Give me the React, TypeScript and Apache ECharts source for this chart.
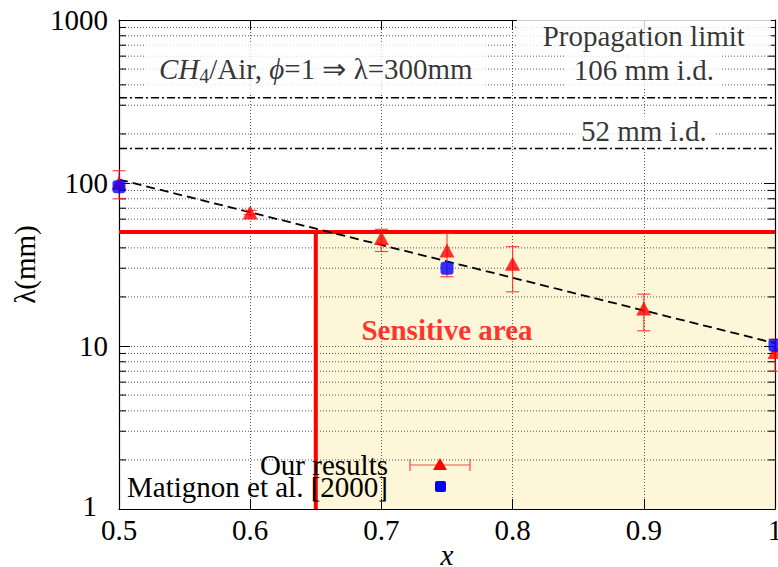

_ _ _ _ _ _ _

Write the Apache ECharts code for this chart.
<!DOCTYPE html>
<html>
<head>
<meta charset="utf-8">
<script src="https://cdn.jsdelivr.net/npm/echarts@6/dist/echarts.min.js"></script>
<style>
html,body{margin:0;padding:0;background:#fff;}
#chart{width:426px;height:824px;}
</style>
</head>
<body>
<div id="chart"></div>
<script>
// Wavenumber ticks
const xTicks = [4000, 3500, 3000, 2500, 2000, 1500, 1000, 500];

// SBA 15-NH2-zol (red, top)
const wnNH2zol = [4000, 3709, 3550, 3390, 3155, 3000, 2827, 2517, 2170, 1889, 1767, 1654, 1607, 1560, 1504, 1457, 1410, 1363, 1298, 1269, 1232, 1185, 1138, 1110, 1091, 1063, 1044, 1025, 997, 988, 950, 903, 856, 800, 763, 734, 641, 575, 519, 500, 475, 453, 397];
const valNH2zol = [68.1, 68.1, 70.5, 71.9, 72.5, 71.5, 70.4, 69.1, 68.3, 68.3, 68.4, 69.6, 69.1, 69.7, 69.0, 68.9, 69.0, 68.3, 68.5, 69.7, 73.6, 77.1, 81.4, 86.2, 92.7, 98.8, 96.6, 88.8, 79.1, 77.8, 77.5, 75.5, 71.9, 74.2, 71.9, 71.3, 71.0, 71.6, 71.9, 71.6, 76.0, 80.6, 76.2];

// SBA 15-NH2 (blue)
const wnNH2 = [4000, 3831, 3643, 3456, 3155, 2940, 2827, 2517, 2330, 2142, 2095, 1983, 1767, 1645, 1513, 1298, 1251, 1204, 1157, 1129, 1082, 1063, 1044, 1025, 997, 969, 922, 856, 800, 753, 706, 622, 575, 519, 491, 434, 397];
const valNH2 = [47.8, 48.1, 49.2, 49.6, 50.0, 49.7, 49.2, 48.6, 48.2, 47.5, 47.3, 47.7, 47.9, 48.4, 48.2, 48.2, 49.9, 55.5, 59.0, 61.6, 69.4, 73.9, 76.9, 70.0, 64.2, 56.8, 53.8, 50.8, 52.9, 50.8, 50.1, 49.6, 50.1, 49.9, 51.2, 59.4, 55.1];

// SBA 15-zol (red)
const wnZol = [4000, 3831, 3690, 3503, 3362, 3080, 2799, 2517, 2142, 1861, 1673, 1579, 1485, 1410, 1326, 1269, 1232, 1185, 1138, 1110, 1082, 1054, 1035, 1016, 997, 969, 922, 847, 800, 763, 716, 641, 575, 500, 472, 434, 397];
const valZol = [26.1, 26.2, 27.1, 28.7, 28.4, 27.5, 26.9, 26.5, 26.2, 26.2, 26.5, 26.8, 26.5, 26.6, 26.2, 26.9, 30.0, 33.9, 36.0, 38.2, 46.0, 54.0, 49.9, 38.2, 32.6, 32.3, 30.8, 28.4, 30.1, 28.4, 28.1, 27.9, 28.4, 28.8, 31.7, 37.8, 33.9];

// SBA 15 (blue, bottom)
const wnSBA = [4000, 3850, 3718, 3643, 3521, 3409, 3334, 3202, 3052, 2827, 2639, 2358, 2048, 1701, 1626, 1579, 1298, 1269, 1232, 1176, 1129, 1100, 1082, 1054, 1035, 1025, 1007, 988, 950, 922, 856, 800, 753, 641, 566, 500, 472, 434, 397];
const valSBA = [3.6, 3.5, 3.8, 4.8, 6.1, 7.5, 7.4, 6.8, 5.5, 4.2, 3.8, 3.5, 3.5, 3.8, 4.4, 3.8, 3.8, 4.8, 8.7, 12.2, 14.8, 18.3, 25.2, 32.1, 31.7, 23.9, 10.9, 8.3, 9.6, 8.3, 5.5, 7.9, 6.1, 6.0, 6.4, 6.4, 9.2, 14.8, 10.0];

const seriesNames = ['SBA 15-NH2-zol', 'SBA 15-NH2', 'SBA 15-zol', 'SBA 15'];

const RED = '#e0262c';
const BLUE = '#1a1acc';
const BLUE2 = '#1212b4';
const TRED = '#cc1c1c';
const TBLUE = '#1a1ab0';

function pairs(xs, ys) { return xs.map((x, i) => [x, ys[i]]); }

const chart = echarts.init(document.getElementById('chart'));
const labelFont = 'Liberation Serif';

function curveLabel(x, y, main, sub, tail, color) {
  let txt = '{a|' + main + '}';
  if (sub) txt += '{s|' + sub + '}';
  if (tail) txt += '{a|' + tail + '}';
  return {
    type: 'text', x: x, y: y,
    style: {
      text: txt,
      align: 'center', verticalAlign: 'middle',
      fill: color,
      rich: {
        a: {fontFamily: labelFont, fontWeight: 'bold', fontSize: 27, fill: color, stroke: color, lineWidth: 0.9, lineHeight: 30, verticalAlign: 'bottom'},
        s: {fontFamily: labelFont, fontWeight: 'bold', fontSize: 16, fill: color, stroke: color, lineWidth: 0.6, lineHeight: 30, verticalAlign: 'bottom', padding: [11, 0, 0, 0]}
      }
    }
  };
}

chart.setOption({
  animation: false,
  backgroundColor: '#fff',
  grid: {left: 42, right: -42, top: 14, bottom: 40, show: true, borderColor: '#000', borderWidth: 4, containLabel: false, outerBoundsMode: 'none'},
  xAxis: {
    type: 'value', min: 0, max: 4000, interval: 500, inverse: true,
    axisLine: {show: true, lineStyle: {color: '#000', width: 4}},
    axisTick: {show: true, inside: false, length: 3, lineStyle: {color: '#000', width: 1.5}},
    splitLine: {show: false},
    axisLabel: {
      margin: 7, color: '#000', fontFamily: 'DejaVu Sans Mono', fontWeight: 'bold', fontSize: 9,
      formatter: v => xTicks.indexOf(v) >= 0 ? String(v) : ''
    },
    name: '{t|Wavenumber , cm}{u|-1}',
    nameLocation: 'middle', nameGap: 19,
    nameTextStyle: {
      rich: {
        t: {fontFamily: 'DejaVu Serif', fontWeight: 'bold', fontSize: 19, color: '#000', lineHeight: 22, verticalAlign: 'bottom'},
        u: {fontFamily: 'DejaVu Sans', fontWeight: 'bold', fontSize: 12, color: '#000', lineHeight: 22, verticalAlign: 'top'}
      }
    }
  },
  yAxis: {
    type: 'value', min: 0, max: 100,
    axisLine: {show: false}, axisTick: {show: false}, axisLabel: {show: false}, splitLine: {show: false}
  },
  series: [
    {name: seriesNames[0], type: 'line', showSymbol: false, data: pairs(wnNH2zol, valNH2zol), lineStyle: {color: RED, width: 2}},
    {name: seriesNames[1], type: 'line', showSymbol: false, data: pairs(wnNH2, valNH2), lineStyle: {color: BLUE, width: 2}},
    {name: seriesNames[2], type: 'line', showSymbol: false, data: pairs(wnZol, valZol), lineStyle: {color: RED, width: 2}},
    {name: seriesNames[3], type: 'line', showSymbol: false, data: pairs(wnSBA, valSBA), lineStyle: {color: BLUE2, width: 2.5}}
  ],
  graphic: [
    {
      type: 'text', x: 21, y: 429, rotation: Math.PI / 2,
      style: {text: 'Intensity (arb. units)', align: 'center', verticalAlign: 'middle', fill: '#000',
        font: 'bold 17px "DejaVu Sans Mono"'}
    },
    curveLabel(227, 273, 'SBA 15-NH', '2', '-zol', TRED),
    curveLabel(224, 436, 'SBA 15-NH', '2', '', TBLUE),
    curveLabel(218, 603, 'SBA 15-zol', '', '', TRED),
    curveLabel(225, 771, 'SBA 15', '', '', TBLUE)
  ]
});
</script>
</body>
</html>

_ _ _ _ _ _ _

Work to do —
In the listing above, find the line with "Write the Apache ECharts code for this chart." and the line with "const xTicks = [4000, 3500, 3000, 2500, 2000, 1500, 1000, 500];". Output those two lines and every line between them, exactly as written.

The response —
Write the Apache ECharts code for this chart.
<!DOCTYPE html>
<html>
<head>
<meta charset="utf-8">
<script src="https://cdn.jsdelivr.net/npm/echarts@6/dist/echarts.min.js"></script>
<style>
html,body{margin:0;padding:0;background:#fff;}
#chart{width:426px;height:824px;}
</style>
</head>
<body>
<div id="chart"></div>
<script>
// Wavenumber ticks
const xTicks = [4000, 3500, 3000, 2500, 2000, 1500, 1000, 500];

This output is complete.